In [1]:
import math
import random

In [2]:
# Value class is essentially scalars with additional features enabling back propigation
class Value:
    def __init__(self, data, _children=(), _op="", label=""):
        self.data = data
        self._op = _op
        self.label = label
        self._backprop = lambda: None
        self._prev = _children
        self.grad = 0

    def __repr__(self):
        return f"Value object (Data: {self.data})"

    def __add__(self, other):
        other = other if isinstance(other, Value) else Value(other)
        out = Value(self.data + other.data, (self, other), "+")
        def _backprop():
            local_det = 1 # in respect to both terms, d(out)/d(term) = 1
            back_prop_det = out.grad * local_det # Apply the chain rule
            self.grad += back_prop_det # Pass gradient "backwards" to the inputs
            other.grad += back_prop_det # Pass gradient "backwards" to the inputs
            
        out._backprop = _backprop
        return out


    def __mul__(self, other):
        other = other if isinstance(other, Value) else Value(other)
        out =  Value(self.data * other.data, (self, other), "*")
        def _backprop():
            self_local_det = other.data
            other_local_det = self.data
            self.grad += self_local_det * out.grad
            other.grad += other_local_det * out.grad
        out._backprop = _backprop
        return out

    def __rmul__(self, other):
        return self * other

    def __trudiv__(self, other):
        return self * other**-1

    def __sub__(self, other):
        return self + (-other)
    
    def tanh(self):
        tanh_value = (math.exp(2*self.data)-1)/(math.exp(2*self.data) + 1)
        out = Value(tanh_value, (self, ), "tanh")
        def _backprop():
            self.grad += (1 - (tanh_value**2)) * out.grad
        out._backprop = _backprop
        return out

    def exp(self):
        x = self.data
        out = Value(math.exp(x), (self,  ), 'exp')

        def _backprop(self):
            self.grad += out.data * out.grad
        
        out._backprop = _backprop
        return out

    def __pow__(self, power):
        assert isinstance(power, (int, float)), "currently pow only supports int/float"
        x = self.data
        out = Value(x**power, (self, ), "**")

        def _backprop():
            self.grad += (power*(x**(power-1))) * out.grad
        out._backprop = _backprop
        return out
    

    def backprop(self):
        topo = []
        visited = set()
        def build_topo(v):
            if v not in visited:
                visited.add(v)
                for child in v._prev:
                    build_topo(child)
                topo.append(v)
        build_topo(self)

        self.grad = 1
        for node in reversed(topo):
            node._backprop()
        
    
    

In [3]:
# Setting Value objects to be used 
x1 = Value(2)
x2 = Value(0)
w1 = Value(-3)
w2 = Value(1)
b = Value(6.8813735870195432)


In [4]:
# Example scalar equation.
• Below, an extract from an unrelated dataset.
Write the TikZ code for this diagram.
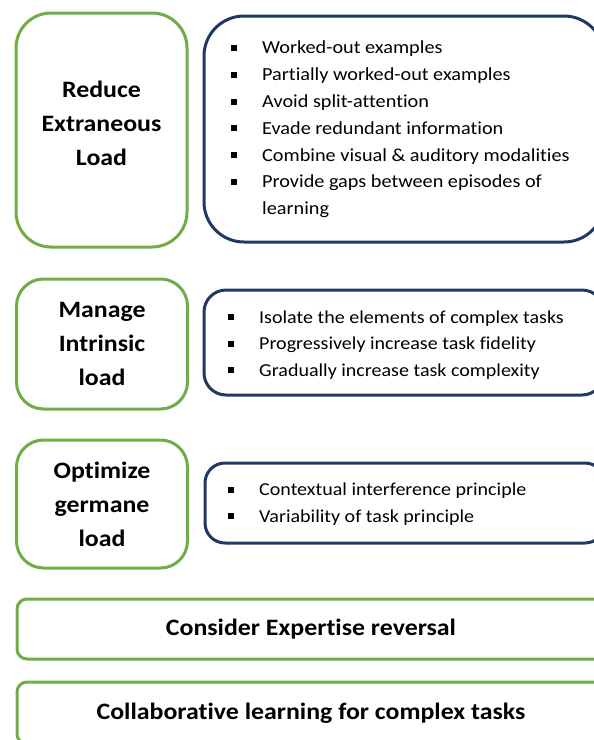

Using backprop to see effect of x1 on o (gradient do/dx1)
n = (x1*w1 + x2*w2) + b
o = n.tanh()
o.backprop()
print("do/dx1 : %s" % (x1.grad))
print("Equation output value : %s" % o.data)

do/dx1 : -1.4999999999999996
Equation output value : 0.7071067811865476


### PyTorch Version of above

In [5]:
import torch

In [6]:
# Same as above, just using PyTorch api rather than custom Value class
x1 = torch.Tensor([2]).double(); x1.requires_grad = True
x2 = torch.Tensor([0]).double(); x2.requires_grad = True
w1 = torch.Tensor([-3]).double(); w1.requires_grad = True
w2 = torch.Tensor([1]).double(); w2.requires_grad = True
b = torch.Tensor([6.8813735870195432]).double(); b.requires_grad = True
n = x1*w1 + x2*w2 + b
o = torch.tanh(n)

o.backward()
print("do/dx1 : %s" % (x1.grad.item()))
print("Equation output value : %s" % o.data.item())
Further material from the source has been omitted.